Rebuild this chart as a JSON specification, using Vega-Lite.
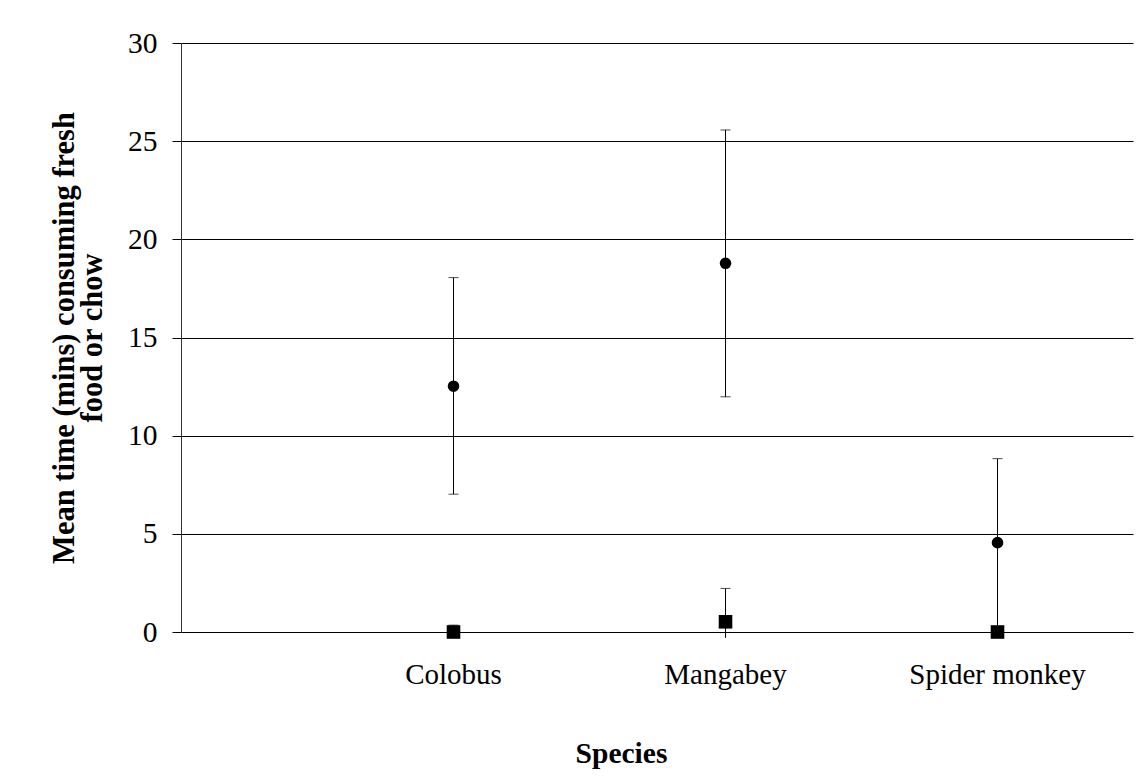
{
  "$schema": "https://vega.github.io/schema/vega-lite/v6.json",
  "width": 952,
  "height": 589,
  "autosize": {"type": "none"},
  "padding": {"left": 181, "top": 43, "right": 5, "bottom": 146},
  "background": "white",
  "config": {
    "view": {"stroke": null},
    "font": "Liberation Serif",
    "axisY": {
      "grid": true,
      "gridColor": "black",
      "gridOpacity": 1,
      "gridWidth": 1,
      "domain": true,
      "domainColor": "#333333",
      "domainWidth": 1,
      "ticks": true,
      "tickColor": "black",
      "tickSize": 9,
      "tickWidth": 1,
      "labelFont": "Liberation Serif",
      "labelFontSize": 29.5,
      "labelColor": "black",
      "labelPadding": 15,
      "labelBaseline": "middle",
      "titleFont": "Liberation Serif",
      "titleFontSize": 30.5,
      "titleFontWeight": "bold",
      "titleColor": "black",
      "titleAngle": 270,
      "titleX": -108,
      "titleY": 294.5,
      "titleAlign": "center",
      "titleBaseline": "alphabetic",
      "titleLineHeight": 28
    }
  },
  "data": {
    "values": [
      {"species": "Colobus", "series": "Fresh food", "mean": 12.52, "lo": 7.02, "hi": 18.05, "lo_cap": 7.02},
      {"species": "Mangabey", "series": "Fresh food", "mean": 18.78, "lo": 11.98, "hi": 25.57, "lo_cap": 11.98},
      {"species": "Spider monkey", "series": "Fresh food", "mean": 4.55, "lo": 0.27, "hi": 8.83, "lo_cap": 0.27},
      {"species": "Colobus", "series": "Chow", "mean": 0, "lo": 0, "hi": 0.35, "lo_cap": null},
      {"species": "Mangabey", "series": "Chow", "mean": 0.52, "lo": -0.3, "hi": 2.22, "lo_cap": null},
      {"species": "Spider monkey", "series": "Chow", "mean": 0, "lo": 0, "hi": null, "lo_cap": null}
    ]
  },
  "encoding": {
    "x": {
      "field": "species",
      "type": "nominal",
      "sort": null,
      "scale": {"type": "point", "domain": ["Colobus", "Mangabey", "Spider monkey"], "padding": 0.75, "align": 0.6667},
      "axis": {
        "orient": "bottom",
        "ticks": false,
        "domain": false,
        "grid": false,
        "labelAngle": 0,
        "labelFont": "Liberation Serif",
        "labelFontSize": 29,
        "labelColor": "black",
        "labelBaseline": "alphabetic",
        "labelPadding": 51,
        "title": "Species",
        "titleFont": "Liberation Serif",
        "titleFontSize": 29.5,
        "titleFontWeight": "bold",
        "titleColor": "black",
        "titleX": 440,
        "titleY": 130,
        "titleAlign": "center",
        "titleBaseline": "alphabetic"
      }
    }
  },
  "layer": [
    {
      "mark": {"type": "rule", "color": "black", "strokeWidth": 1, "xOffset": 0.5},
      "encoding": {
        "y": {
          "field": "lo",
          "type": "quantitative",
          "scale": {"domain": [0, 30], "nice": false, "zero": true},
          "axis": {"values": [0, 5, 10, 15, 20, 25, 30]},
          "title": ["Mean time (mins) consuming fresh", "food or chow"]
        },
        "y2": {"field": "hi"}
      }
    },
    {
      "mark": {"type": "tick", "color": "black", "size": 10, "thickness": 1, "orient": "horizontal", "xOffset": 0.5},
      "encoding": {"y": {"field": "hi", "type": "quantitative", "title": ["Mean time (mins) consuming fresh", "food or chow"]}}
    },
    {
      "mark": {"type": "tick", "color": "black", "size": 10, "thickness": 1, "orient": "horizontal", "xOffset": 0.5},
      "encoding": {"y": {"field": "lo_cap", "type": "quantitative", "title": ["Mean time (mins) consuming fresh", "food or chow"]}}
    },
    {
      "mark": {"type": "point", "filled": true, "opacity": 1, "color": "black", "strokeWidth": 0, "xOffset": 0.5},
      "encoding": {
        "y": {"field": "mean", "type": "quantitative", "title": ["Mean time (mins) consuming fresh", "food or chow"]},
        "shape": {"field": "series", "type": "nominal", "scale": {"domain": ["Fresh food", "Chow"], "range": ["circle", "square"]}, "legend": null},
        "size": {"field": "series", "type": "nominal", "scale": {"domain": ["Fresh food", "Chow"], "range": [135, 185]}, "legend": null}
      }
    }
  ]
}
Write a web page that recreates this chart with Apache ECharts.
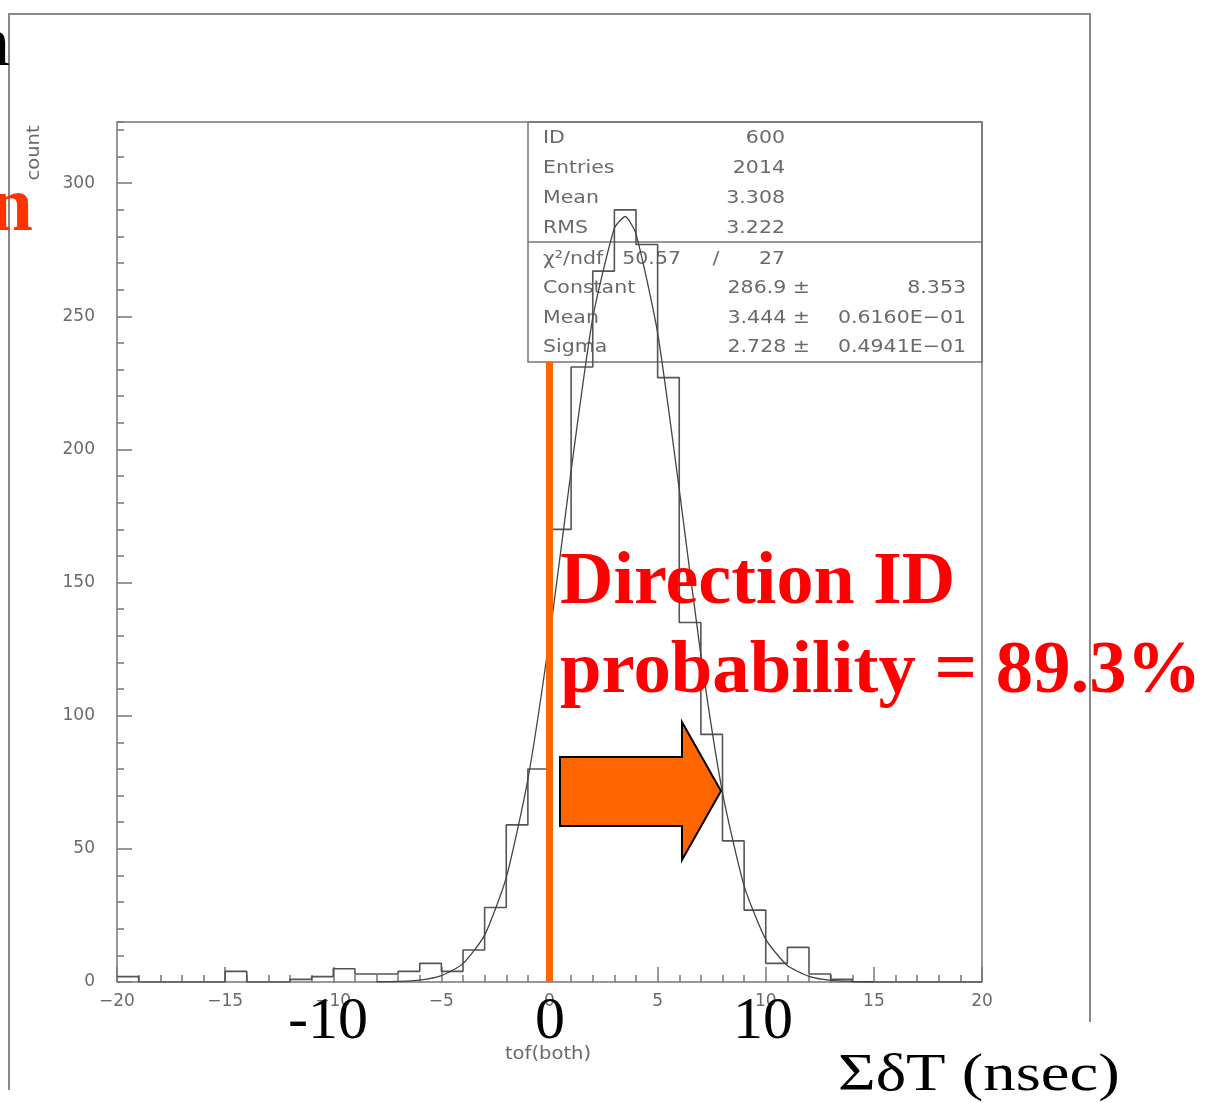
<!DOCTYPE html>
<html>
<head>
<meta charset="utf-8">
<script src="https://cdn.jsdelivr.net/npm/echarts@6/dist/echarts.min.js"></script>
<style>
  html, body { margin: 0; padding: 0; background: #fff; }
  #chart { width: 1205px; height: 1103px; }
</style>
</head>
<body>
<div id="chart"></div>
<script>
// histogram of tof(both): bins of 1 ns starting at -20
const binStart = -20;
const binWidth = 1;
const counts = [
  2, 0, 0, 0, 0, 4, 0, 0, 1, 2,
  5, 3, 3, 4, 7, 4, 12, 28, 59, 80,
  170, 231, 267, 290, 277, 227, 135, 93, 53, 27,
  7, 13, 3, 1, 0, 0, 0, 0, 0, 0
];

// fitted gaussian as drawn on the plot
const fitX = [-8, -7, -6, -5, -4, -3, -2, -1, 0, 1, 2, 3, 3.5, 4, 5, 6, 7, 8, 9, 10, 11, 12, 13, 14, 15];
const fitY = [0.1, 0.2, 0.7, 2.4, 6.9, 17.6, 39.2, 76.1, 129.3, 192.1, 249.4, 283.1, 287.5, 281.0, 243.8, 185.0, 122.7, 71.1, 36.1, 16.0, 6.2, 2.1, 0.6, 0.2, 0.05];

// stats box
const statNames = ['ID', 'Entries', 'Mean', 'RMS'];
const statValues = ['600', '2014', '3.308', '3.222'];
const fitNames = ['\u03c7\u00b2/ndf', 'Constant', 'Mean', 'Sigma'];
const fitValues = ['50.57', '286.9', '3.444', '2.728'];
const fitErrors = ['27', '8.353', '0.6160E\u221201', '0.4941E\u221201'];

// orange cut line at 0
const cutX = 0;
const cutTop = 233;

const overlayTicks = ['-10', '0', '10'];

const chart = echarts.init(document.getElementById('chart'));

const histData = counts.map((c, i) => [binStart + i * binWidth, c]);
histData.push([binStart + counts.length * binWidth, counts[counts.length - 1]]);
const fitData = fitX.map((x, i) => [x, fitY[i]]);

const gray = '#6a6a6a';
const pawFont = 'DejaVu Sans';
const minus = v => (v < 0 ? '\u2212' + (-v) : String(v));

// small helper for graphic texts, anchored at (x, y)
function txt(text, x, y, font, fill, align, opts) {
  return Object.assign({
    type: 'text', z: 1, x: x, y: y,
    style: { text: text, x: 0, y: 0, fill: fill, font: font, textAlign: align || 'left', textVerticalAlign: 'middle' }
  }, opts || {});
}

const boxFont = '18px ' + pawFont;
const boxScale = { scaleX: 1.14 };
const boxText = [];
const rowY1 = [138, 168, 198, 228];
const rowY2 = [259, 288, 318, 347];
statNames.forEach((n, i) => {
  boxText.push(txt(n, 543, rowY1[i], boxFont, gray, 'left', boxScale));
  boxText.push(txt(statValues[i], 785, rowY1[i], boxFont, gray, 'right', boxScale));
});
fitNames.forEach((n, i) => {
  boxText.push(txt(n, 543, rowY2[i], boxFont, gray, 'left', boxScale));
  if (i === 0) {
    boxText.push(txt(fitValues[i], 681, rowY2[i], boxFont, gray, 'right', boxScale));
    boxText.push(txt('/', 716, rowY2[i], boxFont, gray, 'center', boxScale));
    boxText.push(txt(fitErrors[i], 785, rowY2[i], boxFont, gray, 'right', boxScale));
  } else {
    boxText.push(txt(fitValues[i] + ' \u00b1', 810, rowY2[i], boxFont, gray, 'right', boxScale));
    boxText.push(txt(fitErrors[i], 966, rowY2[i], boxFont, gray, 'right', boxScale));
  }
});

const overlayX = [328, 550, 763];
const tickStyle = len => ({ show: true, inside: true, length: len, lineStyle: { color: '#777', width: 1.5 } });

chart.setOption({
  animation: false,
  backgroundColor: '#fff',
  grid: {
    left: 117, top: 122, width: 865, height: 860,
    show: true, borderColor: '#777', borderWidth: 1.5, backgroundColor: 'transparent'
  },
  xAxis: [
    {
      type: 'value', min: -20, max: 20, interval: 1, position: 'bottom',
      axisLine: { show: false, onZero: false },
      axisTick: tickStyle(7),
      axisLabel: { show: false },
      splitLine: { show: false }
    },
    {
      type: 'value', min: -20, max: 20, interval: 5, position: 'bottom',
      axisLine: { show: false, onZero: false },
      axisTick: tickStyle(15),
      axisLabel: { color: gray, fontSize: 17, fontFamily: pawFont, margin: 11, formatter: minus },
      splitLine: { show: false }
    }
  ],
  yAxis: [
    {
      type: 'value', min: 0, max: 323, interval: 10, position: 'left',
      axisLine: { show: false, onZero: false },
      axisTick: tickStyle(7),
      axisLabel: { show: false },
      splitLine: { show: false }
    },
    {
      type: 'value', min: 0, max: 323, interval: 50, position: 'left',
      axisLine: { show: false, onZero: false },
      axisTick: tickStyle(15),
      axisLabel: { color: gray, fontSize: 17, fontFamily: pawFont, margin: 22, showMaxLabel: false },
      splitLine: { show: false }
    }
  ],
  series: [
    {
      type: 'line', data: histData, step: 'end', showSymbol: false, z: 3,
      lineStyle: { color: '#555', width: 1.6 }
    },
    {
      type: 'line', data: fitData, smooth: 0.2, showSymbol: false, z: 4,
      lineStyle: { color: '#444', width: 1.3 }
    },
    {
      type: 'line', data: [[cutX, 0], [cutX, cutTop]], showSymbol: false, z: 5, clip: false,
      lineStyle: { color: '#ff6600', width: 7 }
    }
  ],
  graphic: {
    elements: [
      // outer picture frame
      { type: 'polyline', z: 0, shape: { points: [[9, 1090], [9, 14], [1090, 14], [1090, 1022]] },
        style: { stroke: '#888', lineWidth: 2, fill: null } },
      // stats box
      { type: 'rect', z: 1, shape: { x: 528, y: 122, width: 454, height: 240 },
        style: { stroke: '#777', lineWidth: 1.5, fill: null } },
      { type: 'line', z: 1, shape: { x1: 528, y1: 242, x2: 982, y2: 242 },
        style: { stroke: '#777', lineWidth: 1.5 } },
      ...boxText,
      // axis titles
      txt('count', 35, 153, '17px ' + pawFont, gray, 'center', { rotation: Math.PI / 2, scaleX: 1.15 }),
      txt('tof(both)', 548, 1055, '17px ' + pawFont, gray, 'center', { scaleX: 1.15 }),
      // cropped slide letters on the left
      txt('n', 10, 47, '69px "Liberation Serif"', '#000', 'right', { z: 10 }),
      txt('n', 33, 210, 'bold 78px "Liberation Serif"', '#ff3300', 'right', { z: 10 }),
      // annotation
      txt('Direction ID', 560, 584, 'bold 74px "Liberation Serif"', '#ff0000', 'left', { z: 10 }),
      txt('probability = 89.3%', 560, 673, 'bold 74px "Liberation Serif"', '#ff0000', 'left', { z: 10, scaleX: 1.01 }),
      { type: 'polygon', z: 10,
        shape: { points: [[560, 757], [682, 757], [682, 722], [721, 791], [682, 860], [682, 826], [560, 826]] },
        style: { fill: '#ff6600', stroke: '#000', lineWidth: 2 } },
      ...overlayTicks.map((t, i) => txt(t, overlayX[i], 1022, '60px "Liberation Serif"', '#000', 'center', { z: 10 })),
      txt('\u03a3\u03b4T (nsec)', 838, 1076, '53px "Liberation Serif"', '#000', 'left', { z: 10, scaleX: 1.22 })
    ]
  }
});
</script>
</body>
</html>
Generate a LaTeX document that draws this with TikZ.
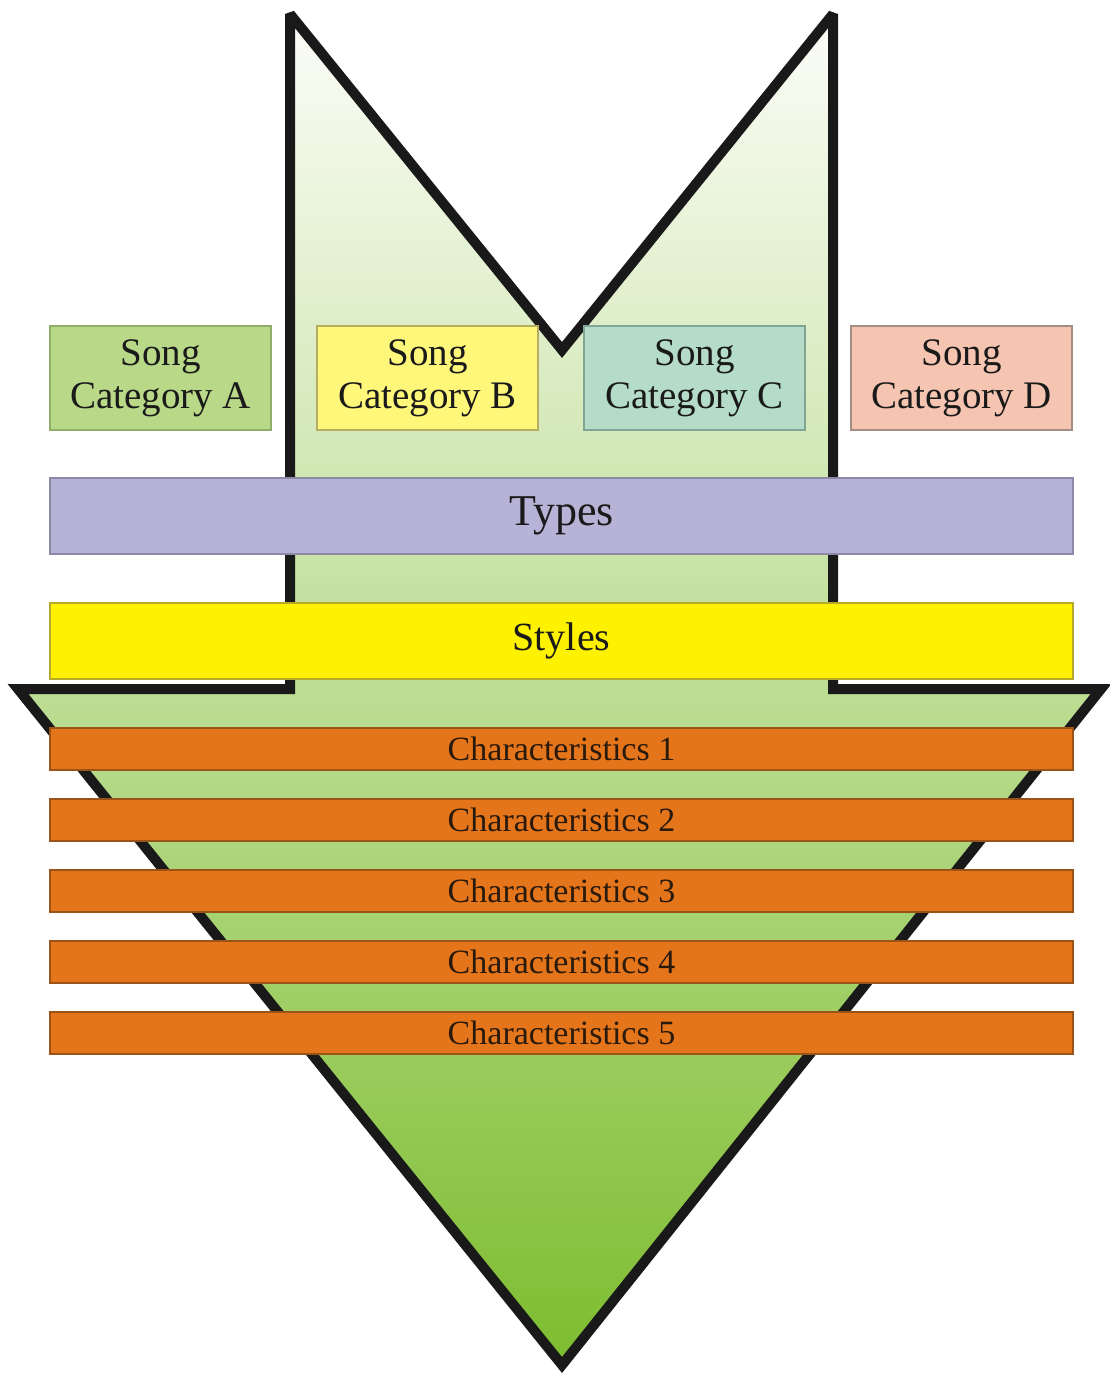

-=-=-

-- PROBLEM STATEMENT --
Pull out all lines from the listing that contain the string "document".

-- ANSWER TO THE PROBLEM --
const chart = echarts.init(document.getElementById('chart'));
Generate a LaTeX document that draws this with TikZ.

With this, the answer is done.